BEGIN Provided data

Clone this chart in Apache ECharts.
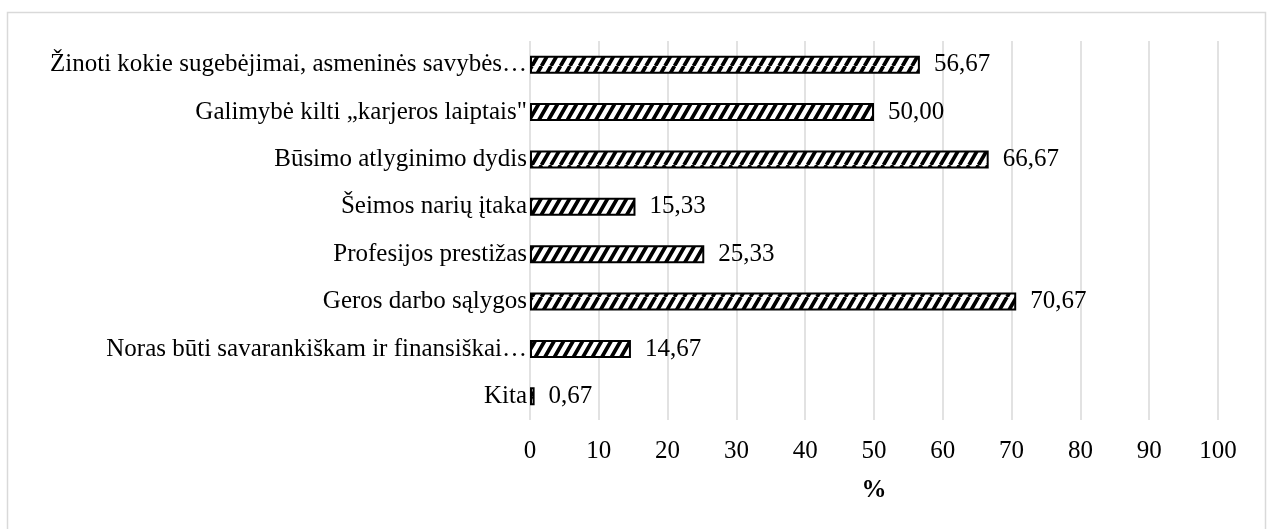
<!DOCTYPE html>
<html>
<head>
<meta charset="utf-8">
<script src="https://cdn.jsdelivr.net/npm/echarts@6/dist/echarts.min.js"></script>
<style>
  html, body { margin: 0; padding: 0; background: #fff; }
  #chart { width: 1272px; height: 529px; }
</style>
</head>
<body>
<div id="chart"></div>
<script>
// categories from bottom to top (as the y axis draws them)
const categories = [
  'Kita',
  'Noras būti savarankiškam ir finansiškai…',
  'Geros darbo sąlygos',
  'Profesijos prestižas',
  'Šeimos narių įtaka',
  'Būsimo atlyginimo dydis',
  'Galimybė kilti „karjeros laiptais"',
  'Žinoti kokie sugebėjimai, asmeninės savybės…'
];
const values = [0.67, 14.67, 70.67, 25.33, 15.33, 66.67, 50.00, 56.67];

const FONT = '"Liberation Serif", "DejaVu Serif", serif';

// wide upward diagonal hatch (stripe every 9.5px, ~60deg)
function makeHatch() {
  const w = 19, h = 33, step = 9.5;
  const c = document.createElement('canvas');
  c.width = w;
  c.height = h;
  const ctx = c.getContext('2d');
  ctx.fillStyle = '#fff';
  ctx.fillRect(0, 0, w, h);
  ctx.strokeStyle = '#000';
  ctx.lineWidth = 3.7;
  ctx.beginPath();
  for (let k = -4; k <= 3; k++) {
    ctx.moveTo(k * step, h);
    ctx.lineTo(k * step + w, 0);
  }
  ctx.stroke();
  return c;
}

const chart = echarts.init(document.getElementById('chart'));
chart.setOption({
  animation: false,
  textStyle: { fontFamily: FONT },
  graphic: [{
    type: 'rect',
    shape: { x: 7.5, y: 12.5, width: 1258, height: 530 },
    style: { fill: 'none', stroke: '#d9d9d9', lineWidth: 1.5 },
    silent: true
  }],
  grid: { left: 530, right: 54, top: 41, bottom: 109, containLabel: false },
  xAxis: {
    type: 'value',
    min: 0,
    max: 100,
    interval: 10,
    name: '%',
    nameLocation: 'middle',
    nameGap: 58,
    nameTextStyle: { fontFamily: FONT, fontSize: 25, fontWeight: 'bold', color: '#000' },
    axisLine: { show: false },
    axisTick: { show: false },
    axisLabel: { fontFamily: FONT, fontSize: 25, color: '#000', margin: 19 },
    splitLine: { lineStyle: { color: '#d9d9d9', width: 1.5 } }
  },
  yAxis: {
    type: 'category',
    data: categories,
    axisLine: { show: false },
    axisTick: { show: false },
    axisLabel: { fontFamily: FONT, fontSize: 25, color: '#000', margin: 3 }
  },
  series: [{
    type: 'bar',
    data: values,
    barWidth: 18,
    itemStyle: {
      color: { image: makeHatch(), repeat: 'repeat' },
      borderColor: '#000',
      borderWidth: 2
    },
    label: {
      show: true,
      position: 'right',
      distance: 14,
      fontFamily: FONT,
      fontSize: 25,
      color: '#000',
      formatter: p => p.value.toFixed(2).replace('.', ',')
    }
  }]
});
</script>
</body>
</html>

END Provided data
BEGIN Provided data

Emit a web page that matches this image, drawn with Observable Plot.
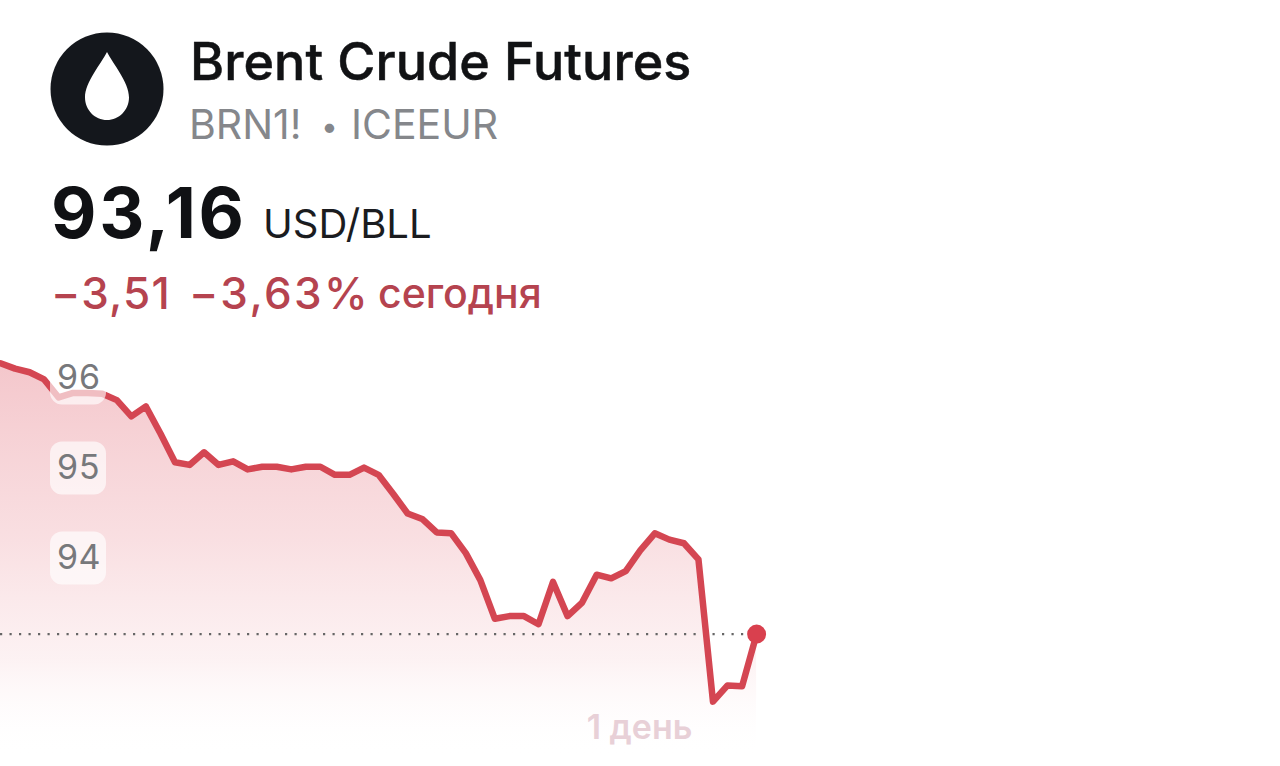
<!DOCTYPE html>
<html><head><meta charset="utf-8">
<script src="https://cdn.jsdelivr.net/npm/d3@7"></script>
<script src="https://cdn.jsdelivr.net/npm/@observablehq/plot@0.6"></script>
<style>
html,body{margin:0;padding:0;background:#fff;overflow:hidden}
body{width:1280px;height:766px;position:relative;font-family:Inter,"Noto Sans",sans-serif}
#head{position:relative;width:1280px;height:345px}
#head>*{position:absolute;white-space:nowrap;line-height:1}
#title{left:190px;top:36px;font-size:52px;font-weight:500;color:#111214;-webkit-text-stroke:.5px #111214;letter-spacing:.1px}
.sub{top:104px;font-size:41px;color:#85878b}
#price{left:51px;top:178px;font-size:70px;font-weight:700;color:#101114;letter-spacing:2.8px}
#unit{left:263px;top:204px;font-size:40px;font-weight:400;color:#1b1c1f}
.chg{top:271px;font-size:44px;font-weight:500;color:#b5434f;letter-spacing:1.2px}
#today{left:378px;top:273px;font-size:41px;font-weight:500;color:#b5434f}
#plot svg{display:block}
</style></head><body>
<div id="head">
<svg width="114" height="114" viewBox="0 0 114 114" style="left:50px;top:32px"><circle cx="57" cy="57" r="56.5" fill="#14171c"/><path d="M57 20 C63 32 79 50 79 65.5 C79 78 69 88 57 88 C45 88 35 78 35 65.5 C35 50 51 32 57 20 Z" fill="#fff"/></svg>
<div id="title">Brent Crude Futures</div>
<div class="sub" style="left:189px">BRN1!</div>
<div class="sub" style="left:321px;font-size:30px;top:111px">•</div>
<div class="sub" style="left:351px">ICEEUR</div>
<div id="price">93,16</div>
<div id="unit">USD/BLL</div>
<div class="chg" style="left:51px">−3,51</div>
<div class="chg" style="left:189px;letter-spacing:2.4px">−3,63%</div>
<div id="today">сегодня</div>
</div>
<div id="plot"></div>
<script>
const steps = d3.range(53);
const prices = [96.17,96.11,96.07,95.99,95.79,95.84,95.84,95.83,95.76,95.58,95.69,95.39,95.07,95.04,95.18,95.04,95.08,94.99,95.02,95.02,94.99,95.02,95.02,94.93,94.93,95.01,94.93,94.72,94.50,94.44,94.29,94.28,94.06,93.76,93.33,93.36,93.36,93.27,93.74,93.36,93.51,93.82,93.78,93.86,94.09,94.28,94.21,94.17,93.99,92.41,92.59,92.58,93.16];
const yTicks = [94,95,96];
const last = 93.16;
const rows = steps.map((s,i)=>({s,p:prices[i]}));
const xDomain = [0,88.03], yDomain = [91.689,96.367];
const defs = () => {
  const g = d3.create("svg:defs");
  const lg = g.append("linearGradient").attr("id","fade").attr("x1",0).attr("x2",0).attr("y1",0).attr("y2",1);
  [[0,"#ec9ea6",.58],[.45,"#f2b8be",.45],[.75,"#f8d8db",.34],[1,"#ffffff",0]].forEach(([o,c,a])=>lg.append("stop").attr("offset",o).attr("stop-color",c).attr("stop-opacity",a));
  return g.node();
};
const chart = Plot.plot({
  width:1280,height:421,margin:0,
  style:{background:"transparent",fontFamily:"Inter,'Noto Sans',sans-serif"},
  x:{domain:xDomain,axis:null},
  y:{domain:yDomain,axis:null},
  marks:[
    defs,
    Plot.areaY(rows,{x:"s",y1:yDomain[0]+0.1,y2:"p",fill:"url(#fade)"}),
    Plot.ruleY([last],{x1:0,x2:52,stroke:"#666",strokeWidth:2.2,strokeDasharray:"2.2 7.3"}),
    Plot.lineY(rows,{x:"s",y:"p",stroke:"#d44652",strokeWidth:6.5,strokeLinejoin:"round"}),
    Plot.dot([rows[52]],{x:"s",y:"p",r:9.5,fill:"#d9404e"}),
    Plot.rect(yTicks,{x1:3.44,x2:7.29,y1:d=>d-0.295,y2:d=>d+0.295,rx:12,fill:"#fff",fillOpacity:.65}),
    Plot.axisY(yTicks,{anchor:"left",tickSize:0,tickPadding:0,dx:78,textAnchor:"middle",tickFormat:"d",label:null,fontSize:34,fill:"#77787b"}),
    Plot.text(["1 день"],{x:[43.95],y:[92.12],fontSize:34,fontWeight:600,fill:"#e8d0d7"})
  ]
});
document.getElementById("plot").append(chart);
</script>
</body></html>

END Provided data

Return every line in the listing that contains the word "this".

*Result below*.
Clone this chart in Apache ECharts.
Emit a web page that matches this image, drawn with Observable Plot.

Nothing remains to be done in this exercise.